DIRECTIVE:
Below are records that hold pictures; write out only the lines from their start through the line with "import plotly.graph_objects as go", exactly, and drop the pictures.

DATASET ENTRIES:
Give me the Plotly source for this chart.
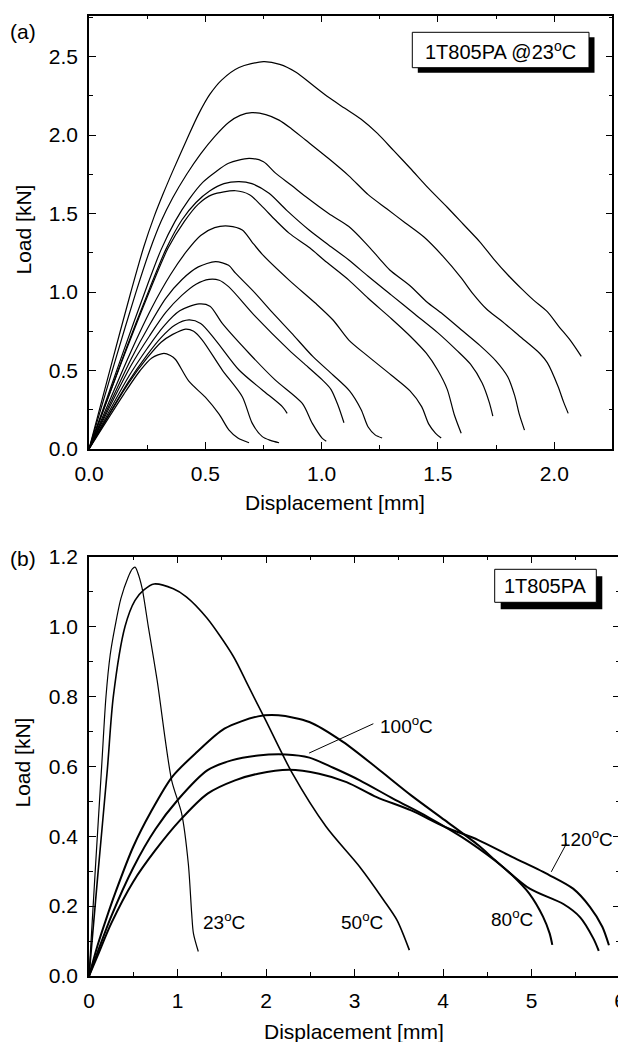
import plotly.graph_objects as go

# ---- panel (a): 1T805PA @23C, twelve specimens (displacement mm, load kN)
disp_a1 = [0, 0.1, 0.18, 0.236, 0.28, 0.32, 0.36, 0.42, 0.47, 0.52, 0.57, 0.645, 0.75, 0.82, 0.89, 0.96, 1.03,
           1.10, 1.17, 1.24, 1.31, 1.38, 1.46, 1.54, 1.61, 1.68, 1.74, 1.80, 1.86, 1.91, 1.97, 2.02, 2.07, 2.116]
load_a1 = [0, 0.56, 1.0, 1.29, 1.48, 1.63, 1.77, 1.97, 2.13, 2.26, 2.35, 2.43, 2.467, 2.45, 2.40, 2.32, 2.24,
           2.17, 2.10, 2.01, 1.90, 1.79, 1.66, 1.54, 1.43, 1.32, 1.21, 1.11, 1.02, 0.95, 0.875, 0.78, 0.69, 0.59]
disp_a2 = [0, 0.12, 0.2, 0.26, 0.31, 0.36, 0.42, 0.48, 0.54, 0.60, 0.65, 0.70, 0.76, 0.817, 0.87, 0.931, 1.03,
           1.117, 1.20, 1.28, 1.36, 1.44, 1.52, 1.60, 1.65, 1.71, 1.77, 1.85, 1.937, 1.97, 2.016, 2.04, 2.06]
load_a2 = [0, 0.60, 0.99, 1.26, 1.45, 1.60, 1.75, 1.88, 1.99, 2.08, 2.125, 2.142, 2.13, 2.095, 2.04, 1.968, 1.85,
           1.74, 1.62, 1.53, 1.44, 1.35, 1.23, 1.09, 0.99, 0.89, 0.82, 0.72, 0.61, 0.55, 0.40, 0.30, 0.227]
disp_a3 = [0, 0.15, 0.25, 0.31, 0.37, 0.43, 0.49, 0.544, 0.60, 0.688, 0.75, 0.802, 0.87, 0.931, 1.03, 1.117,
           1.19, 1.25, 1.293, 1.38, 1.45, 1.52, 1.60, 1.68, 1.75, 1.80, 1.83, 1.85, 1.872]
load_a3 = [0, 0.63, 1.04, 1.27, 1.45, 1.59, 1.70, 1.765, 1.82, 1.851, 1.83, 1.757, 1.68, 1.608, 1.50, 1.417,
           1.31, 1.21, 1.14, 1.04, 0.94, 0.86, 0.76, 0.66, 0.56, 0.46, 0.34, 0.22, 0.12]
disp_a4 = [0, 0.16, 0.26, 0.33, 0.40, 0.46, 0.52, 0.58, 0.645, 0.70, 0.774, 0.85, 0.946, 1.03, 1.117, 1.2, 1.3,
           1.4, 1.5, 1.58, 1.64, 1.69, 1.72, 1.736]
load_a4 = [0, 0.64, 1.02, 1.27, 1.46, 1.57, 1.645, 1.69, 1.703, 1.69, 1.629, 1.52, 1.395, 1.30, 1.204, 1.10, 0.98,
           0.86, 0.74, 0.63, 0.54, 0.42, 0.30, 0.21]
disp_a5 = [0, 0.16, 0.27, 0.34, 0.41, 0.47, 0.53, 0.63, 0.69, 0.745, 0.80, 0.86, 0.95, 1.01, 1.117, 1.2, 1.3,
           1.38, 1.45, 1.50, 1.54, 1.57, 1.60]
load_a5 = [0, 0.63, 1.04, 1.28, 1.45, 1.56, 1.62, 1.645, 1.62, 1.544, 1.46, 1.375, 1.28, 1.204, 1.076, 0.96, 0.83,
           0.72, 0.61, 0.50, 0.38, 0.22, 0.10]
disp_a6 = [0, 0.18, 0.27, 0.35, 0.42, 0.48, 0.54, 0.60, 0.659, 0.70, 0.745, 0.86, 0.974, 1.05, 1.117, 1.2, 1.3,
           1.38, 1.43, 1.46, 1.49, 1.514]
load_a6 = [0, 0.62, 0.90, 1.11, 1.26, 1.36, 1.41, 1.42, 1.395, 1.32, 1.24, 1.076, 0.928, 0.82, 0.694, 0.59, 0.47,
           0.37, 0.27, 0.16, 0.10, 0.07]
disp_a7 = [0, 0.18, 0.26, 0.33, 0.40, 0.47, 0.544, 0.60, 0.63, 0.716, 0.788, 0.87, 0.963, 1.05, 1.12, 1.17, 1.20,
           1.23, 1.26]
load_a7 = [0, 0.57, 0.79, 0.96, 1.08, 1.16, 1.193, 1.17, 1.12, 0.99, 0.87, 0.74, 0.588, 0.47, 0.37, 0.25, 0.14,
           0.09, 0.07]
disp_a8 = [0, 0.18, 0.26, 0.33, 0.40, 0.46, 0.516, 0.56, 0.60, 0.716, 0.86, 0.92, 1.003, 1.04, 1.07, 1.096]
load_a8 = [0, 0.53, 0.72, 0.87, 0.98, 1.05, 1.081, 1.075, 1.034, 0.843, 0.63, 0.55, 0.44, 0.38, 0.28, 0.167]
disp_a9 = [0, 0.17, 0.25, 0.32, 0.39, 0.473, 0.52, 0.573, 0.688, 0.80, 0.917, 0.96, 1.003, 1.02]
load_a9 = [0, 0.46, 0.64, 0.78, 0.88, 0.924, 0.91, 0.80, 0.61, 0.44, 0.29, 0.163, 0.068, 0.05]
disp_a10 = [0, 0.17, 0.25, 0.31, 0.37, 0.43, 0.48, 0.544, 0.645, 0.745, 0.831, 0.852]
load_a10 = [0, 0.43, 0.60, 0.71, 0.79, 0.822, 0.80, 0.694, 0.503, 0.376, 0.27, 0.227]
disp_a11 = [0, 0.17, 0.25, 0.31, 0.36, 0.415, 0.45, 0.487, 0.573, 0.659, 0.702, 0.745, 0.78, 0.817]
load_a11 = [0, 0.42, 0.58, 0.68, 0.73, 0.764, 0.75, 0.694, 0.503, 0.333, 0.163, 0.079, 0.055, 0.04]
disp_a12 = [0, 0.15, 0.22, 0.27, 0.322, 0.35, 0.372, 0.43, 0.50, 0.56, 0.602, 0.64, 0.688]
load_a12 = [0, 0.35, 0.50, 0.58, 0.609, 0.595, 0.57, 0.43, 0.33, 0.22, 0.12, 0.07, 0.04]

# ---- panel (b): 1T805PA at different temperatures
disp_23 = [0, 0.07, 0.143, 0.192, 0.24, 0.294, 0.36, 0.44, 0.49, 0.52, 0.55, 0.60, 0.67, 0.77, 0.934, 1.047, 1.122,
           1.16, 1.18, 1.235]
load_23 = [0, 0.30, 0.60, 0.80, 0.92, 1.0, 1.08, 1.14, 1.165, 1.17, 1.155, 1.11, 1.0, 0.846, 0.56, 0.465, 0.322,
           0.18, 0.122, 0.07]
disp_50 = [0, 0.1, 0.207, 0.275, 0.407, 0.52, 0.62, 0.735, 0.953, 1.10, 1.33, 1.63, 1.80, 1.99, 2.30, 2.68, 3.06,
           3.33, 3.48, 3.62]
load_50 = [0, 0.29, 0.59, 0.80, 1.0, 1.075, 1.105, 1.122, 1.108, 1.085, 1.025, 0.915, 0.83, 0.735, 0.579, 0.427,
           0.312, 0.217, 0.16, 0.074]
disp_80 = [0, 0.1, 0.19, 0.3, 0.5, 0.7, 0.94, 1.22, 1.53, 1.91, 2.14, 2.49, 2.87, 3.25, 3.64, 4.02, 4.40, 4.59,
           4.78, 4.975, 5.13, 5.205, 5.235]
load_80 = [0, 0.09, 0.16, 0.24, 0.37, 0.47, 0.57, 0.641, 0.708, 0.743, 0.746, 0.727, 0.670, 0.596, 0.517, 0.446,
           0.374, 0.331, 0.289, 0.236, 0.17, 0.122, 0.089]
disp_100 = [0, 0.1, 0.25, 0.5, 0.75, 1.0, 1.34, 1.61, 1.91, 2.22, 2.49, 2.76, 3.06, 3.44, 3.83, 4.21, 4.59, 4.98,
            5.36, 5.55, 5.70, 5.76]
load_100 = [0, 0.07, 0.17, 0.31, 0.42, 0.503, 0.589, 0.617, 0.631, 0.634, 0.625, 0.596, 0.56, 0.507, 0.455, 0.398,
            0.33, 0.25, 0.206, 0.168, 0.107, 0.072]
disp_120 = [0, 0.1, 0.25, 0.5, 0.75, 1.03, 1.34, 1.65, 1.91, 2.26, 2.60, 2.91, 3.25, 3.64, 4.02, 4.40, 4.78, 5.20,
            5.47, 5.66, 5.80, 5.875]
load_120 = [0, 0.06, 0.15, 0.27, 0.36, 0.446, 0.522, 0.56, 0.579, 0.590, 0.579, 0.555, 0.512, 0.474, 0.427, 0.389,
            0.341, 0.289, 0.250, 0.198, 0.141, 0.088]

# the page puts the plot 8px in from the top-left corner, so lay out in window pixels minus that
OFF = 8
W, H = 626 - OFF, 1042 - OFF
FONT = "Liberation Sans, Arial, sans-serif"


def px_x(X):
    return (X - OFF) / W


def px_y(Y):
    return (H - (Y - OFF)) / H


fig = go.Figure()

top_curves = [(disp_a1, load_a1), (disp_a2, load_a2), (disp_a3, load_a3), (disp_a4, load_a4),
              (disp_a5, load_a5), (disp_a6, load_a6), (disp_a7, load_a7), (disp_a8, load_a8),
              (disp_a9, load_a9), (disp_a10, load_a10), (disp_a11, load_a11), (disp_a12, load_a12)]
for xs, ys in top_curves:
    fig.add_trace(go.Scatter(x=xs, y=ys, mode="lines", xaxis="x", yaxis="y", showlegend=False,
                             line=dict(color="black", width=1.2, shape="spline", smoothing=0.8)))

bottom_curves = [(disp_23, load_23, 1.2), (disp_50, load_50, 1.6), (disp_80, load_80, 2.0),
                 (disp_100, load_100, 2.0), (disp_120, load_120, 2.0)]
for xs, ys, w in bottom_curves:
    fig.add_trace(go.Scatter(x=xs, y=ys, mode="lines", xaxis="x2", yaxis="y2", showlegend=False,
                             line=dict(color="black", width=w, shape="spline", smoothing=0.8)))


def axis(rng, dtick, minor, fmt, dom, anchor):
    return dict(range=rng, dtick=dtick, tick0=0, tickformat=fmt, domain=dom, anchor=anchor,
                automargin=False,
                showline=True, linecolor="black", linewidth=1.5, mirror="ticks",
                ticks="inside", ticklen=7, tickwidth=1.2, tickcolor="black",
                minor=dict(dtick=minor, ticks="inside", ticklen=4, tickwidth=1.2, tickcolor="black"),
                showgrid=False, zeroline=False, ticklabelstandoff=5,
                tickfont=dict(family=FONT, size=21, color="black"))


# plot areas in window pixels
a_l, a_r, a_t, a_b = 89, 612.4, 15.7, 449
b_l, b_r, b_t, b_b = 89, 620, 556.7, 976

fig.update_layout(
    width=W, height=H, margin=dict(l=0, r=0, t=0, b=0),
    paper_bgcolor="white", plot_bgcolor="white",
    font=dict(family=FONT, color="black"),
    xaxis=axis([0, 2.25], 0.5, 0.25, ".1f", [px_x(a_l), px_x(a_r)], "y"),
    yaxis=axis([0, 2.76], 0.5, 0.25, ".1f", [px_y(a_b), px_y(a_t)], "x"),
    xaxis2=axis([0, 6], 1, 0.5, "d", [px_x(b_l), px_x(b_r)], "y2"),
    yaxis2=axis([0, 1.2], 0.2, 0.1, ".1f", [px_y(b_b), px_y(b_t)], "x2"),
)


def boxed(x0, x1, y0, y1, dx, dy, text):
    # pixel box with a black drop shadow, text centred
    fig.add_shape(type="rect", xref="paper", yref="paper",
                  x0=px_x(x0 + dx), x1=px_x(x1 + dx), y0=px_y(y1 + dy), y1=px_y(y0 + dy),
                  fillcolor="black", line=dict(width=0), layer="above")
    fig.add_shape(type="rect", xref="paper", yref="paper",
                  x0=px_x(x0), x1=px_x(x1), y0=px_y(y1), y1=px_y(y0),
                  fillcolor="white", line=dict(color="black", width=1), layer="above")
    fig.add_annotation(xref="paper", yref="paper", x=px_x((x0 + x1) / 2), y=px_y((y0 + y1) / 2),
                       text=text, showarrow=False, xanchor="center", yanchor="middle",
                       font=dict(size=20, family=FONT, color="black"))


boxed(412.3, 589, 32.3, 67.7, 5.5, 5, "1T805PA @23<sup>o</sup>C")
boxed(494.7, 596.3, 569.3, 602.3, 6, 7, "1T805PA")

# temperature labels on panel (b)
temp_labels = [("23<sup>o</sup>C", 1.266, 0.158), ("50<sup>o</sup>C", 2.83, 0.158), ("80<sup>o</sup>C", 4.515, 0.166),
               ("100<sup>o</sup>C", 3.27, 0.717), ("120<sup>o</sup>C", 5.30, 0.394)]
for txt, tx, ty in temp_labels:
    fig.add_annotation(xref="x2", yref="y2", x=tx, y=ty, text=txt, showarrow=False, xanchor="left",
                       yanchor="middle", font=dict(size=19, family=FONT, color="black"))

fig.add_shape(type="line", xref="x2", yref="y2", x0=2.487, y0=0.638, x1=3.213, y1=0.722,
              line=dict(color="black", width=1))
fig.add_shape(type="line", xref="x2", yref="y2", x0=5.223, y0=0.298, x1=5.395, y1=0.379,
              line=dict(color="black", width=1))

# axis titles and panel letters (window pixels)
titles = [("Displacement [mm]", 335, 502, 0),
          ("Displacement [mm]", 354, 1031, 0),
          ("Load [kN]", 22.5, 230, -90),
          ("Load [kN]", 22.5, 763, -90),
          ("(a)", 23, 32, 0),
          ("(b)", 23, 558, 0)]
for txt, X, Y, ang in titles:
    fig.add_annotation(xref="paper", yref="paper", x=px_x(X), y=px_y(Y), text=txt, showarrow=False,
                       textangle=ang, xanchor="center", yanchor="middle",
                       font=dict(size=21, family=FONT, color="black"))

fig.write_html("out.html")
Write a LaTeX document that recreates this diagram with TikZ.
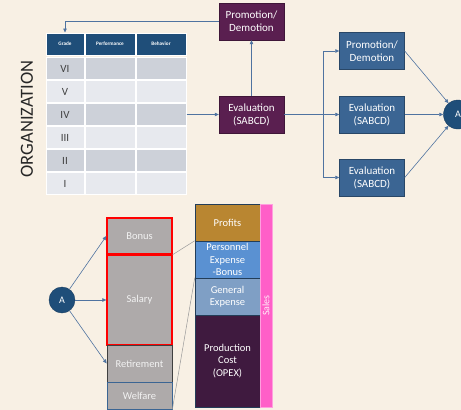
\documentclass[tikz,border=0pt]{standalone}
\usepackage{fontspec}
\setmainfont{Carlito}
\setsansfont{Carlito}
\usetikzlibrary{arrows.meta, positioning}

\definecolor{cream}{HTML}{F8F0E4}
\definecolor{plum}{HTML}{5A1F50}
\definecolor{steel}{HTML}{3B6593}
\definecolor{navy}{HTML}{1F4E79}
\definecolor{rowdark}{HTML}{CDD1D9}
\definecolor{rowlight}{HTML}{E7E9EE}
\definecolor{wire}{HTML}{4F73A0}
\definecolor{stone}{HTML}{AEAAAA}
\definecolor{ochre}{HTML}{B98631}
\definecolor{sky}{HTML}{5A91D2}
\definecolor{haze}{HTML}{7F9FC5}
\definecolor{aubergine}{HTML}{3F1A3F}
\definecolor{pinkbar}{HTML}{FF5FC8}

\tikzset{
  box/.style={rectangle, inner sep=1pt, text=white, align=center, font=\fontsize{11}{13}\selectfont,
    minimum width=65pt},
  plumbox/.style={box, fill=plum, draw=plum!70!black, minimum height=37pt},
  steelbox/.style={box, fill=steel, draw=steel!70!black, minimum height=37pt},
  hdr/.style={rectangle, fill=navy, draw=white, line width=1pt, text=white,
    font=\fontsize{5.2}{6}\selectfont\bfseries, minimum height=22pt},
  cell/.style={rectangle, draw=white, line width=1pt, text=black!75,
    font=\fontsize{11}{12}\selectfont, minimum height=22pt},
  link/.style={draw=wire, line width=0.6pt, -{Triangle[length=4pt,width=3.5pt]}},
  bubble/.style={circle, fill=navy, draw=navy!80!black, text=white, font=\fontsize{10}{11}\selectfont},
  slab/.style={rectangle, fill=stone, text=white!95!black, align=center,
    font=\fontsize{10.5}{12}\selectfont, minimum width=65pt, inner sep=0pt},
  layer/.style={rectangle, text=white, align=center, draw=steel!60!black, line width=0.5pt,
    font=\fontsize{10.5}{12.5}\selectfont, minimum width=65pt, inner sep=0pt},
  tie/.style={draw=gray!80, line width=0.5pt}
}

\begin{document}
\begin{tikzpicture}[x=1pt, y=-1pt]
  \fill[cream] (0,0) rectangle (461,410);
  \useasboundingbox (0,0) rectangle (461,410);

  % grade table
  \node[hdr, minimum width=38pt] (hgrade) at (65,44) {Grade};
  \node[hdr, minimum width=50pt] (hperf) at (110,44) {Performance};
  \node[hdr, minimum width=50pt] (hbeh) at (161,44) {Behavior};
  \foreach \lab [count=\i] in {VI,V,IV,III,II,I}{
    \pgfmathsetmacro{\yy}{57+23*\i-11.5}
    \ifodd\i \def\shade{rowdark}\else\def\shade{rowlight}\fi
    \node[cell, fill=\shade, minimum width=38pt] (g\i) at (65,\yy) {\lab};
    \node[cell, fill=\shade, minimum width=50pt] (p\i) at (110,\yy) {};
    \node[cell, fill=\shade, minimum width=50pt] (b\i) at (161,\yy) {};
  }
  \node[rotate=90, font=\fontsize{18.5}{19}\selectfont\sffamily, text=black!85] (org) at (27,119) {ORGANIZATION};

  % evaluation flow
  \node[plumbox] (promo) at (251.5,21.5) {Promotion/\\Demotion};
  \node[plumbox] (eval) at (251.5,114.5) {Evaluation\\(SABCD)};
  \node[steelbox] (promoB) at (372,51) {Promotion/\\Demotion};
  \node[steelbox] (evalB) at (372,114.5) {Evaluation\\(SABCD)};
  \node[steelbox] (evalC) at (372,177.5) {Evaluation\\(SABCD)};
  \node[bubble, minimum size=29pt] (aR) at (458,114.5) {A};
  \coordinate (fork) at (323,114.5);

  \draw[link] (b3.east) -- (eval.west);
  \draw[link] (eval.north) -- (promo.south);
  \draw[link] (promo.west) -| (hgrade.north);
  \draw[wire, line width=0.6pt] (eval.east) -- (fork);
  \draw[link] (fork) |- (promoB.west);
  \draw[link] (fork) -- (evalB.west);
  \draw[link] (fork) |- (evalC.west);
  \draw[link] (promoB.east) -- (aR);
  \draw[link] (evalB.east) -- (aR);
  \draw[link] (evalC.east) -- (aR);

  % pay breakdown
  \node[bubble, minimum size=26pt] (aL) at (62,300) {A};
  \node[slab, minimum height=36pt, draw=red, line width=1.3pt] (bonus) at (139.5,236) {Bonus};
  \node[slab, minimum height=90pt, draw=red, line width=1.3pt] (salary) at (139.5,300) {Salary};
  \node[slab, minimum height=37pt, draw=black!75, line width=0.7pt] (retire) at (139.5,363.5) {Retirement};
  \node[slab, minimum height=27pt, draw=steel, line width=0.7pt] (welfare) at (139.5,395.5) {Welfare};

  \draw[link] (aL) -- (bonus.west);
  \draw[link] (aL) -- (salary.west);
  \draw[link] (aL) -- (retire.west);

  % sales stack
  \node[layer, fill=ochre, minimum height=37pt] (profits) at (227.5,222.5) {Profits};
  \node[layer, fill=sky, minimum height=37pt] (personnel) at (227.5,259.5) {Personnel\\Expense\\-Bonus};
  \node[layer, fill=haze, minimum height=37pt] (general) at (227.5,296.5) {General\\Expense};
  \node[layer, fill=aubergine, minimum height=92pt] (production) at (227.5,361) {Production\\Cost\\(OPEX)};
  \node[rectangle, fill=pinkbar, draw=pinkbar!60!white, minimum width=12pt, minimum height=203pt, inner sep=0pt] (sales) at (266,305.5) {};
  \node[rotate=90, text=white!90!pinkbar, font=\fontsize{10}{11}\selectfont] (saleslab) at (sales.center) {Sales};

  \draw[tie] (bonus.south east) -- (personnel.north west);
  \draw[tie] (welfare.south east) -- (general.north west);
\end{tikzpicture}
\end{document}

RESULT OF THIS EXERCISE:
Give me the Plotly source for this chart.
import plotly.graph_objects as go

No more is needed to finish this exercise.